It did not save Ranieri and, when the trophies are counted, few could dispute that his replacement by Jose Mourinho was a masterstroke. But five-goal performances have been elusive, Chelsea only reaching that mark once in Mourinho's 99 matches, at home to 10-man Bolton in October.
Goals are not the only measure of entertainment - Blackburn's 1994-95 championship success was goal-laden but rarely enthralling. And Chelsea have frequently hit four. Yet there is a sense that they are failing to stir the soul the way Arsenal can, or Barcelona. If this is a tall order, the scale of Abramovich's investment demands it. It is not for want of flair players.
Among those who laboured to defeat Portsmouth at Stamford Bridge on Saturday were Arjen Robben, Joe Cole, Damien Duff and Shaun Wright-Phillips - for 30 freakish minutes all at the same time. During this period the Pompey keeper Dean Kiely was required to make just one serious save from open play.
Until Eidur Gudjohnsen arrived to inject imagination, one could only marvel at the fortitude, and deep pockets, of another full house that had paid £45-£60 per head (with reductions for members).
Indeed, with three of Saturday's five Premiership matches reportedly dull ones (St Andrew's and The Valley being the other soporific venues), the top flight's continuing capacity to attract large crowds at high prices is a modern marketing miracle. Given the cost of relegation no one would have expected Birmingham and Sunderland to focus on entertainment but Chelsea, being the champions and runaway leaders, ought to be a cut above.
The problem is not the personnel, it is the method. Watching the midweek Champions' League tie, the thought occurred that Barcelona's players are liberated in a way that Chelsea's, under Mourinho's authoritarian regime, are not. Deco made the right choice when he spurned Chelsea for Catalonia. And what might Joe Cole - withdrawn again on Saturday - achieve in such an environment?

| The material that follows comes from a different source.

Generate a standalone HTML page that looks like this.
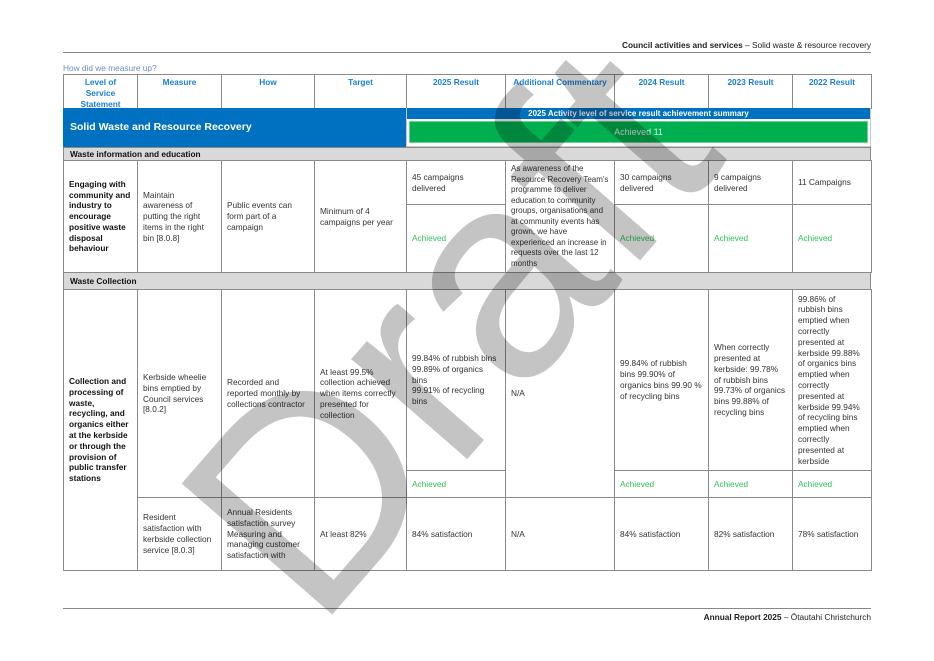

Mourinho kept his own counsel on Saturday, but Steve Clarke, his assistant, defended the approach. "If you add style and lose substance, and finish second, we don't want that, we want to be champions," he said.
Referring specifically to the match, he said: "You have to accept when you played previously with 10 men there will be a physical reaction, losing the way we did [to Barcelona] there has to be a mental reaction. I think it shows great character within the squad that we can still get the result against opponents who made it hard for us. That's why we'll be champions again."
No one doubts the character of this Chelsea team, and Lyon's 4-1 defeat at home to Rennes, after winning at PSV Eindhoven, highlights the perils of a Champions' League hangover. Yet the reference to tiredness is strained. Only three outfield players, Paulo Ferreira, John Terry and Frank Lampard, played all 180 minutes of both games.
Not that Chelsea were solely guilty. Portsmouth came for a point. After taking one from the previous 15 that may be understandable, but they are eight points adrift of safety. As Harry Redknapp, their manager, admitted later, in reference to next week's trip to Villa Park: "We've got to attack. It's no good shutting up shop. We need to win games away."
Chelsea away is a task of a higher magnitude, but when the centre-half is a moonlighting centre-forward (Azar Karadas) a clean sheet is never likely. Perhaps, when Mourinho replaced the hapless Asier del Horno with Duff, Redknapp should have brought on Wayne Routledge to test the makeshift left-back. He did after Chelsea scored and Routledge skipped by Duff at will, making a chance from which Richard Hughes should have equalised. " It's easy to say that with hindsight," Redknapp said.
His nephew inevitably scored the opening goal, Lampard driving in after Gudjohnsen neatly dummied Didier Drogba's cross. Gudjohnsen then cleverly released Robben for a smart finish to secure victory.
"At half-time Jose told them 'you have to win, how you win it is not as important as winning it'," said Clarke. It might be if he paid £60 to watch it.
Goals: Lampard (65) 1-0; Robben (78) 2-0.
Chelsea (4-1-2-3): Cech; Paulo Ferreira, Huth, Terry, Del Horno (Duff, 31); Essien; J Cole (Gudjohnsen, 60), Lampard; Wright-Phillips (Makelele, 60), Drogba, Robben. Substitutes not used: Cudicini (gk), Johnson.
Portsmouth (4-4-2): Kiely; Primus, Karadas, O'Brien, Taylor; O'Neil, Mendes, Hughes (Davis, 72), Koroman (Routledge, 68); LuaLua, Mwaruwari. Substitutes not used: Ashdown (gk), D'Alessandro, Todorov.
Referee: M Riley (Yorkshire).
Booked: Portsmouth LuaLua.
Man of the match: Gudjohnsen.
* Chelsea last night said they have started re-laying the pitch after three home games in six days. They hope to complete the work before their next home match, against Spurs on 11 March.